Goal
Quote the data exactly, first line to the line containing "-- (\x2-18pt,\y2+5pt) -- (\x2-8pt,\y2+5pt)", with no pictures.

━━━━

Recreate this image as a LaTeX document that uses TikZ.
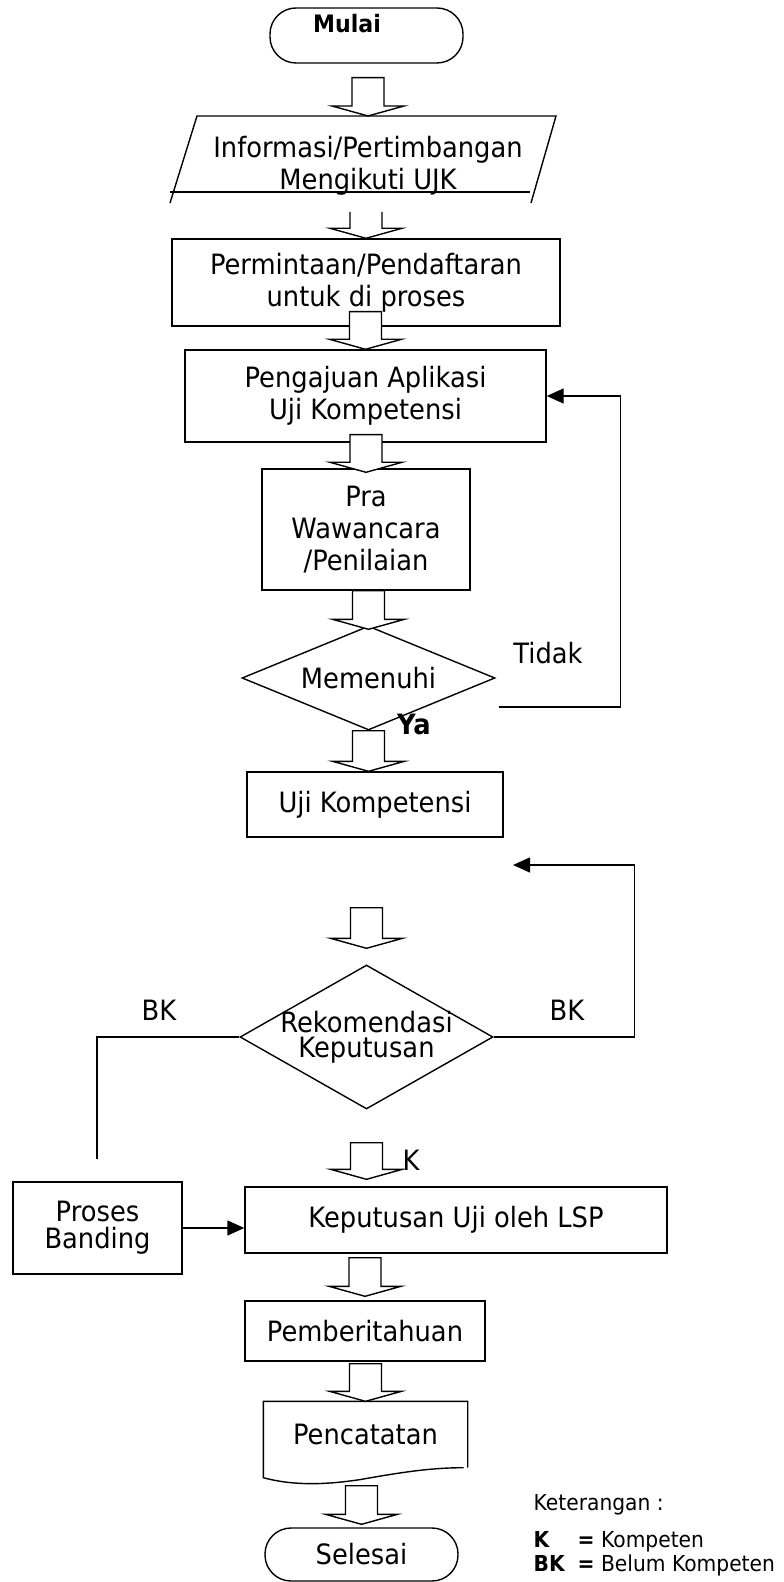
\documentclass[tikz,border=0pt]{standalone}
\usepackage{fontspec}
\setmainfont{DejaVu Sans}[FakeStretch=0.92]
\usetikzlibrary{arrows.meta,positioning,shapes.geometric,calc}

% hollow block arrow: x from the tip, top at #2, tip at #3
\newcommand{\fatarrow}[3][-- cycle]{%
  \draw[fill=white] let \p1=(#2), \p2=(#3) in
    (\x2+8pt,\y1) -- (\x2+8pt,\y2+5pt) -- (\x2+18pt,\y2+5pt) -- (\x2,\y2)
    -- (\x2-18pt,\y2+5pt) -- (\x2-8pt,\y2+5pt) -- (\x2-8pt,\y1) #1;}

\begin{document}
\begin{tikzpicture}[x=0.5pt,y=-0.5pt,line width=0.7pt,
  txt/.style={font=\fontsize{14}{16}\selectfont,align=center,inner sep=0pt},
  box/.style={txt,draw,fill=white},
  decision/.style={txt,draw,diamond,fill=white},
  terminal/.style={draw,rounded corners=13pt,inner sep=0pt},
  loop/.style={-{Triangle[length=8.5pt,width=7.5pt]}},
  legend/.style={font=\fontsize{11}{13}\selectfont,anchor=west,inner sep=0pt}]
\useasboundingbox (0,0) rectangle (783,1582);

% main column
\node[terminal,minimum width=96.5pt,minimum height=27.5pt,
  label={[font=\bfseries\fontsize{12}{14}\selectfont,xshift=-9.75pt,yshift=5.75pt]center:Mulai}] (mulai) at (366.5,35.5) {};
\node[txt] (info) at (368,166) {Informasi/Pertimbangan\\Mengikuti UJK};
\coordinate (infotop) at (368,116);
\coordinate (infobot) at (368,203);
\draw (170,203) -- (197,116) -- (556,116) -- (531,203);
\draw (170,192) -- (530,192);
\node[box,minimum width=194pt,minimum height=43.5pt] (daftar) at (366,282.5) {Permintaan/Pendaftaran\\untuk di proses};
\node[box,minimum width=180.5pt,minimum height=46pt] (aplikasi) at (365.5,396) {Pengajuan Aplikasi\\Uji Kompetensi};
\node[box,minimum width=104pt,minimum height=60.5pt] (pra) at (366,529.5) {Pra\\Wawancara\\/Penilaian};
\node[decision,shape aspect=2.43,minimum width=126.5pt,minimum height=52pt] (memenuhi) at (368.5,678) {Memenuhi};
\node[box,minimum width=128pt,minimum height=32.5pt] (uji) at (375,804.5) {Uji Kompetensi};
\node[decision,shape aspect=1.76,inner sep=-3pt,minimum width=126.5pt,minimum height=72pt,font=\fontsize{14}{12.5}\selectfont] (rekom) at (366.5,1037) {Rekomendasi\\Keputusan};
\node[box,minimum width=84.5pt,minimum height=46pt,font=\fontsize{14}{13.5}\selectfont] (banding) at (97.5,1228) {Proses\\Banding};
\node[box,minimum width=211pt,minimum height=33pt] (lsp) at (456,1220) {Keputusan Uji oleh LSP};
\node[box,minimum width=120pt,minimum height=30pt] (beritahu) at (365,1331) {Pemberitahuan};
\node[txt,minimum width=101.5pt,minimum height=32.5pt] (catat) at (365.5,1434.5) {Pencatatan};
\draw (catat.south east) -- (catat.north east) -- (catat.north west) -- ($(catat.south west)+(0,10)$)
  .. controls ($(catat.south west)+(26,17)$) and ($(catat.south west)+(56,18)$) .. ($(catat.south west)+(96,12)$)
  .. controls ($(catat.south west)+(136,5)$) and ($(catat.south west)+(166,0)$) .. ($(catat.south east)+(-4,0)$);
\node[terminal,txt,minimum width=96.5pt,minimum height=26.5pt] (selesai) at (361.5,1554.5) {Selesai};

% block arrows
\fatarrow{[yshift=-7pt]mulai.south}{infotop}
\fatarrow[]{[yshift=-4.5pt]infobot}{daftar.north}
\fatarrow{[yshift=7.5pt]daftar.south}{aplikasi.north}
\fatarrow{[yshift=4pt]aplikasi.south}{[yshift=-2pt]pra.north}
\fatarrow{pra.south}{[yshift=-2pt]memenuhi.north}
\fatarrow{memenuhi.south}{uji.north -| memenuhi.south}
\fatarrow{[yshift=-35pt]uji.south}{[yshift=8pt]rekom.north}
\fatarrow{[yshift=-16.5pt]rekom.south}{$(lsp.north -| rekom.south)+(0,-7)$}
\fatarrow{[yshift=-2pt]lsp.south}{[yshift=2pt]beritahu.north}
\fatarrow{[yshift=-1pt]beritahu.south}{catat.north}
\fatarrow{[yshift=-9pt]catat.south}{[yshift=1.5pt]selesai.north}

% branches
\draw[loop] ($(memenuhi.east)+(3,29)$) -- ++(122,0) |- (aplikasi.east);
\node[txt] (tidak) at (548,653) {Tidak};
\node[txt,font=\bfseries\fontsize{14}{16}\selectfont] (ya) at (414,724) {Ya};
\coordinate (bkend) at (513,865);
\draw[loop] (rekom.east) -- ++(141,0) |- (bkend);
\coordinate (bkleft) at (97,1159);
\draw (rekom.west) -| (bkleft);
\node[txt] (bkkiri) at (159,1010) {BK};
\node[txt] (bkkanan) at (567,1010) {BK};
\node[txt] (kom) at (411,1160) {K};
\draw[loop] (banding.east) -- (banding.east -| lsp.west);

% legend
\node[legend] (ket) at (533,1505) {Keterangan :};
\node[legend] (legk) at (533,1542) {\makebox[22pt][l]{\textbf{K}}\textbf{=} Kompeten};
\node[legend] (legbk) at (533,1565) {\makebox[22pt][l]{\textbf{BK}}\textbf{=} Belum Kompeten};
\end{tikzpicture}
\end{document}
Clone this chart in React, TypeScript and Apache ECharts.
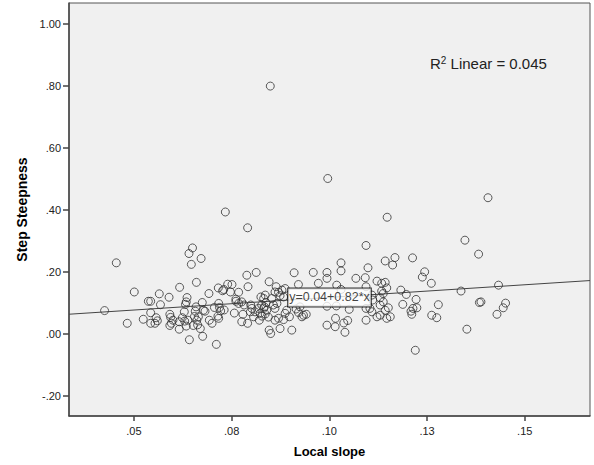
import React, { useEffect, useRef } from "react";
import * as echarts from "echarts";

// Local slope (x) values
const localSlope = [
  0.0425, 0.0455, 0.0483, 0.0501, 0.0524, 0.0537, 0.0543, 0.0565, 0.0568, 0.0543,
  0.0557, 0.0543, 0.0554, 0.0560, 0.0590, 0.0617, 0.0592, 0.0594, 0.0592, 0.0596,
  0.0600, 0.0616, 0.0616, 0.0641, 0.0650, 0.0647, 0.0672, 0.0660, 0.0636, 0.0634,
  0.0632, 0.0629, 0.0624, 0.0630, 0.0634, 0.0638, 0.0642, 0.0659, 0.0657, 0.0655,
  0.0661, 0.0652, 0.0663, 0.0670, 0.0675, 0.0678, 0.0676, 0.0692, 0.0693, 0.0700,
  0.0706, 0.0711, 0.0716, 0.0727, 0.0730, 0.0740, 0.0747, 0.0717, 0.0719, 0.0722,
  0.0715, 0.0717, 0.0731, 0.0682, 0.0665, 0.0734,
  0.0791, 0.0849, 0.0996, 0.0761, 0.0761, 0.0757, 0.0789, 0.0813, 0.0792, 0.0846,
  0.0910, 0.0959, 0.0994, 0.0751, 0.0768, 0.0768, 0.0776, 0.0782, 0.0779, 0.0776,
  0.0791, 0.0806, 0.0810, 0.0802, 0.0798, 0.0799, 0.0821, 0.0823, 0.0819, 0.0827,
  0.0832, 0.0836, 0.0825, 0.0838, 0.0832, 0.0834, 0.0840, 0.0828, 0.0836, 0.0844,
  0.0853, 0.0861, 0.0866, 0.0857, 0.0861, 0.0870, 0.0887, 0.0879, 0.0883, 0.0874,
  0.0846, 0.0850, 0.0874, 0.0904, 0.0861, 0.0870, 0.0883, 0.0887, 0.0898, 0.0891,
  0.0915, 0.0921, 0.0930, 0.0934, 0.0941, 0.0925, 0.0921, 0.0972, 0.0994, 0.0994,
  0.0864, 0.1019, 0.1030, 0.0994, 0.1018, 0.1016, 0.1037, 0.1047, 0.1040, 0.1051,
  0.1148, 0.1094, 0.1030, 0.1030, 0.1143, 0.1168, 0.1162, 0.1099, 0.1213, 0.1244,
  0.1238, 0.1068, 0.1092, 0.1094, 0.1122, 0.1134, 0.1143, 0.1147, 0.1261, 0.1183,
  0.1197, 0.1222, 0.1188, 0.1214, 0.1209, 0.1224, 0.1211, 0.1262, 0.1275, 0.1015,
  0.1094, 0.1094, 0.1220, 0.1134, 0.1138, 0.1130, 0.1138, 0.1130, 0.1151, 0.1143,
  0.1156, 0.1147, 0.1130, 0.1122, 0.1109, 0.1104, 0.1111, 0.1109,
  0.1382, 0.1347, 0.1406, 0.1337, 0.1433, 0.1279, 0.1388, 0.1384, 0.1451, 0.1445,
  0.1429, 0.1352,
];

// Step steepness (y) values, same order
const stepSteepness = [
  0.075, 0.229, 0.034, 0.135, 0.047, 0.105, 0.105, 0.129, 0.094, 0.068,
  0.052, 0.034, 0.034, 0.042, 0.118, 0.150, 0.063, 0.053, 0.027, 0.034,
  0.044, 0.015, 0.039, 0.259, 0.277, 0.224, 0.243, 0.166, 0.117, 0.103,
  0.095, 0.071, 0.052, 0.041, 0.025, 0.044, -0.019, 0.087, 0.073, 0.056,
  0.044, 0.027, 0.029, 0.017, 0.101, 0.076, -0.008, 0.130, 0.044, 0.034,
  0.085, -0.034, 0.148, 0.139, 0.143, 0.160, 0.135, 0.098, 0.085, 0.074,
  0.057, 0.050, 0.077, 0.073, 0.055, 0.393,
  0.342, 0.799, 0.501, 0.112, 0.105, 0.067, 0.189, 0.198, 0.152, 0.168,
  0.197, 0.198, 0.198, 0.159, 0.134, 0.098, 0.103, 0.093, 0.063, 0.039,
  0.034, 0.055, 0.071, 0.082, 0.071, 0.093, 0.044, 0.066, 0.082, 0.093,
  0.114, 0.125, 0.119, 0.101, 0.082, 0.087, 0.076, 0.057, 0.064, 0.054,
  0.114, 0.135, 0.098, 0.093, 0.082, 0.134, 0.146, 0.141, 0.119, 0.123,
  0.012, 0.001, 0.017, 0.012, 0.044, 0.050, 0.046, 0.066, 0.055, 0.076,
  0.080, 0.069, 0.055, 0.060, 0.063, 0.087, 0.159, 0.163, 0.179, 0.028,
  0.152, 0.157, 0.143, 0.089, 0.090, 0.050, 0.035, 0.043, 0.005, 0.079,
  0.376, 0.285, 0.229, 0.203, 0.235, 0.246, 0.222, 0.213, 0.245, 0.200,
  0.183, 0.179, 0.181, 0.152, 0.170, 0.163, 0.166, 0.148, 0.163, 0.141,
  0.127, 0.111, 0.095, 0.082, 0.073, 0.084, 0.063, 0.060, 0.052, 0.023,
  0.082, 0.044, -0.053, 0.138, 0.130, 0.116, 0.103, 0.093, 0.084, 0.076,
  0.055, 0.050, 0.060, 0.055, 0.071, 0.082, 0.109, 0.125,
  0.257, 0.302, 0.439, 0.138, 0.157, 0.094, 0.103, 0.101, 0.099, 0.084,
  0.063, 0.015,
];

const xTickValues = [0.05, 0.075, 0.1, 0.125, 0.15];
const xTickLabels = [".05", ".08", ".10", ".13", ".15"];
const yTickValues = [-0.2, 0, 0.2, 0.4, 0.6, 0.8, 1.0];
const yTickLabels = ["-.20", ".00", ".20", ".40", ".60", ".80", "1.00"];
const xRange = [0.0334, 0.1667];
const yRange = [-0.265, 1.067];

const fitIntercept = 0.036;
const fitSlope = 0.815;
const equationText = "y=0.04+0.82*x";
const rSquaredValue = "0.045";

const FONT = "'Liberation Sans', Arial, sans-serif";

function pickLabel(values: number[], labels: string[], v: number) {
  const i = values.findIndex((t) => Math.abs(t - v) < 1e-6);
  return i >= 0 ? labels[i] : "";
}

export default function App() {
  const ref = useRef<HTMLDivElement>(null);

  useEffect(() => {
    if (!ref.current) return;
    const chart = echarts.init(ref.current, undefined, { renderer: "svg" });
    const points = localSlope.map((x, i) => [x, stepSteepness[i]]);
    const fit = (x: number) => fitIntercept + fitSlope * x;
    const midX = (xRange[0] + xRange[1]) / 2;

    chart.setOption({
      animation: false,
      backgroundColor: "#ffffff",
      grid: {
        left: 69,
        right: 4,
        top: 3,
        bottom: 49,
        show: true,
        backgroundColor: "#f0f0f0",
        borderColor: "#555555",
        borderWidth: 1,
      },
      xAxis: {
        type: "value",
        min: xRange[0],
        max: xRange[1],
        name: "Local slope",
        nameLocation: "middle",
        nameGap: 29,
        nameTextStyle: { fontFamily: FONT, fontWeight: "bold", fontSize: 13, color: "#000" },
        axisLine: { show: true, onZero: false, lineStyle: { color: "#444", width: 1.5 } },
        axisTick: { show: true, length: 5, customValues: xTickValues, lineStyle: { color: "#444", width: 1.5 } },
        axisLabel: {
          customValues: xTickValues,
          margin: 9,
          fontFamily: FONT,
          fontSize: 11,
          color: "#222",
          formatter: (v: number) => pickLabel(xTickValues, xTickLabels, v),
        },
        splitLine: { show: false },
      },
      yAxis: {
        type: "value",
        min: yRange[0],
        max: yRange[1],
        name: "Step Steepness",
        nameLocation: "middle",
        nameRotate: 90,
        nameGap: 36,
        nameTextStyle: { fontFamily: FONT, fontWeight: "bold", fontSize: 14, color: "#000" },
        axisLine: { show: true, onZero: false, lineStyle: { color: "#444", width: 1.5 } },
        axisTick: { show: true, length: 6, customValues: yTickValues, lineStyle: { color: "#444", width: 1.5 } },
        axisLabel: {
          customValues: yTickValues,
          margin: 8,
          fontFamily: FONT,
          fontSize: 11,
          color: "#222",
          formatter: (v: number) => pickLabel(yTickValues, yTickLabels, v),
        },
        splitLine: { show: false },
      },
      series: [
        {
          type: "line",
          data: [
            [xRange[0], fit(xRange[0])],
            [xRange[1], fit(xRange[1])],
          ],
          showSymbol: false,
          symbol: "none",
          lineStyle: { color: "#444", width: 1 },
          z: 2,
          silent: true,
        },
        {
          type: "scatter",
          data: points,
          symbol: "circle",
          symbolSize: 8,
          itemStyle: { color: "rgba(0,0,0,0)", borderColor: "#333", borderWidth: 1 },
          z: 3,
          silent: true,
        },
        {
          type: "scatter",
          data: [[midX, fit(midX)]],
          symbolSize: 0,
          z: 10,
          silent: true,
          label: {
            show: true,
            position: "inside",
            formatter: equationText,
            fontFamily: FONT,
            fontSize: 12.5,
            color: "#111",
            backgroundColor: "#ffffff",
            borderColor: "#000",
            borderWidth: 1,
            padding: [3, 1, 2, 1],
          },
        },
      ],
      graphic: [
        {
          type: "text",
          left: 430,
          top: 55,
          style: {
            text: "{r|R}{s|2}{r| Linear = " + rSquaredValue + "}",
            rich: {
              r: { fontFamily: FONT, fontSize: 15, fill: "#222", verticalAlign: "bottom", lineHeight: 16 },
              s: { fontFamily: FONT, fontSize: 10, fill: "#222", verticalAlign: "top", lineHeight: 16 },
            },
          },
        },
      ],
    });
    return () => chart.dispose();
  }, []);

  return (
    <div
      ref={ref}
      style={{ position: "fixed", left: 0, top: 0, width: 594, height: 465 }}
    />
  );
}
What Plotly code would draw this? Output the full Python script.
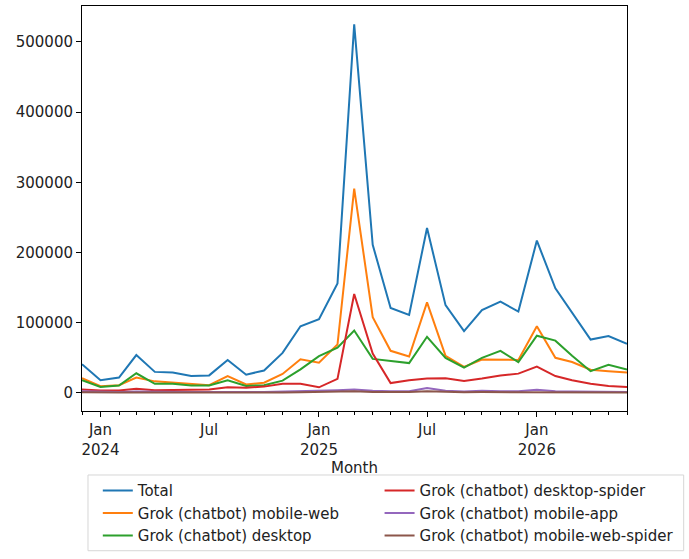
import plotly.graph_objects as go

months = [
    "2023-12-01",
    "2024-01-01", "2024-02-01", "2024-03-01", "2024-04-01", "2024-05-01", "2024-06-01",
    "2024-07-01", "2024-08-01", "2024-09-01", "2024-10-01", "2024-11-01", "2024-12-01",
    "2025-01-01", "2025-02-01", "2025-03-01", "2025-04-01", "2025-05-01", "2025-06-01",
    "2025-07-01", "2025-08-01", "2025-09-01", "2025-10-01", "2025-11-01", "2025-12-01",
    "2026-01-01", "2026-02-01", "2026-03-01", "2026-04-01", "2026-05-01", "2026-06-01",
]

total = [41000, 18000, 22000, 54000, 30000, 29000, 24000, 25000, 47000, 26000, 32000,
         57000, 95000, 105000, 156000, 525000, 211000, 121000, 111000, 235000, 125000,
         88000, 118000, 130000, 116000, 217000, 149000, 115000, 76000, 81000, 70000]
mobile_web = [21000, 9500, 11000, 22000, 16500, 14500, 12000, 11000, 24000, 12000, 14500,
              27000, 48000, 43000, 69000, 291000, 108000, 60000, 52000, 129000, 53000,
              37000, 47500, 47000, 47000, 95000, 50000, 44000, 33000, 31000, 29000]
desktop = [18000, 8500, 10500, 28000, 13000, 13000, 10500, 10500, 18000, 10000, 11000,
           17500, 33500, 52500, 64500, 89000, 48500, 46000, 42500, 80000, 50000,
           36000, 50000, 60000, 44000, 81500, 74500, 53000, 31000, 40000, 33500]
desktop_spider = [5000, 3500, 3500, 6000, 4000, 4000, 4000, 5000, 8000, 7500, 9000,
                  13000, 13000, 8000, 20000, 141000, 56000, 14000, 18000, 20500, 21000,
                  17000, 20500, 25000, 27500, 37500, 24000, 18000, 13000, 10000, 8500]
mobile_app = [2500, 1500, 1500, 2000, 1500, 1500, 1500, 1500, 2000, 1500, 1500,
              2000, 2500, 3000, 4000, 5000, 3000, 2500, 2500, 7000, 3000,
              2000, 3000, 2500, 2500, 4500, 2500, 2000, 1500, 1500, 1500]
mobile_web_spider = [1000, 500, 500, 800, 500, 500, 500, 500, 800, 500, 500,
                     800, 1000, 1500, 2000, 2500, 1500, 1500, 1200, 2500, 1500,
                     1000, 1200, 1000, 1000, 1500, 1000, 800, 700, 700, 600]

# first three go in the left legend column, the rest in the right one
series = [
    ("Total", total, "#1f77b4", "legend"),
    ("Grok (chatbot) mobile-web", mobile_web, "#ff7f0e", "legend"),
    ("Grok (chatbot) desktop", desktop, "#2ca02c", "legend"),
    ("Grok (chatbot) desktop-spider", desktop_spider, "#d62728", "legend2"),
    ("Grok (chatbot) mobile-app", mobile_app, "#9467bd", "legend2"),
    ("Grok (chatbot) mobile-web-spider", mobile_web_spider, "#8c564b", "legend2"),
]

tick_vals = ["2024-01-01", "2024-07-01", "2025-01-01", "2025-07-01", "2026-01-01"]
tick_text = ["Jan<br>2024", "Jul", "Jan<br>2025", "Jul", "Jan<br>2026"]

fig = go.Figure()

for name, values, color, leg in series:
    fig.add_trace(go.Scatter(
        x=months,
        y=values,
        mode="lines",
        name=name,
        line=dict(color=color, width=2),
        legend=leg
    ))

all_vals = [v for _, vals, _, _ in series for v in vals]
lo, hi = min(all_vals), max(all_vals)
pad = (hi - lo) * 0.05

legend_style = dict(
    orientation="v",
    xanchor="left",
    yanchor="top",
    bgcolor="rgba(0,0,0,0)",
    borderwidth=0,
    tracegroupgap=0,
    font=dict(size=15),
)

fig.update_layout(
    width=689,
    height=559,
    margin=dict(l=82, r=62, t=6, b=148, autoexpand=False),
    paper_bgcolor="white",
    plot_bgcolor="white",
    font=dict(family="DejaVu Sans", size=15, color="#222222"),
    showlegend=True,
    legend=dict(x=0.029, y=-0.156, **legend_style),
    legend2=dict(x=0.546, y=-0.156, **legend_style),
    shapes=[dict(
        type="rect",
        xref="paper",
        yref="paper",
        x0=0.011,
        x1=1.104,
        y0=-0.345,
        y1=-0.158,
        line=dict(color="#d6d6d6", width=1),
        fillcolor="rgba(0,0,0,0)",
        layer="below",
    )],
)

fig.update_xaxes(
    type="date",
    range=[months[0], months[-1]],
    tickvals=tick_vals,
    ticktext=tick_text,
    ticks="outside",
    ticklen=5,
    tickcolor="black",
    minor=dict(dtick="M1", ticks="outside", ticklen=3, tickcolor="black"),
    showline=True,
    linecolor="black",
    linewidth=1,
    mirror=True,
    showgrid=False,
    zeroline=False,
    title=dict(text="Month", standoff=4, font=dict(size=15)),
)

fig.update_yaxes(
    range=[lo - pad, hi + pad],
    tickvals=[0, 100000, 200000, 300000, 400000, 500000],
    ticktext=["0", "100000", "200000", "300000", "400000", "500000"],
    ticks="outside",
    ticklen=5,
    tickcolor="black",
    showline=True,
    linecolor="black",
    linewidth=1,
    mirror=True,
    showgrid=False,
    zeroline=False,
)

fig.write_html(
    "out.html",
    config={"displayModeBar": False},
    post_script="document.body.style.margin='0px';"
)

━━━━

The output
Recreate this image as a LaTeX document that uses TikZ.
\documentclass[tikz,border=0pt]{standalone}
\usepackage{fontspec}
\setmainfont{DejaVu Sans}[FakeStretch=0.92]
\usetikzlibrary{arrows.meta,positioning,shapes.geometric,calc}

% hollow block arrow: x from the tip, top at #2, tip at #3
\newcommand{\fatarrow}[3][-- cycle]{%
  \draw[fill=white] let \p1=(#2), \p2=(#3) in
    (\x2+8pt,\y1) -- (\x2+8pt,\y2+5pt) -- (\x2+18pt,\y2+5pt) -- (\x2,\y2)
    -- (\x2-18pt,\y2+5pt) -- (\x2-8pt,\y2+5pt) -- (\x2-8pt,\y1) #1;}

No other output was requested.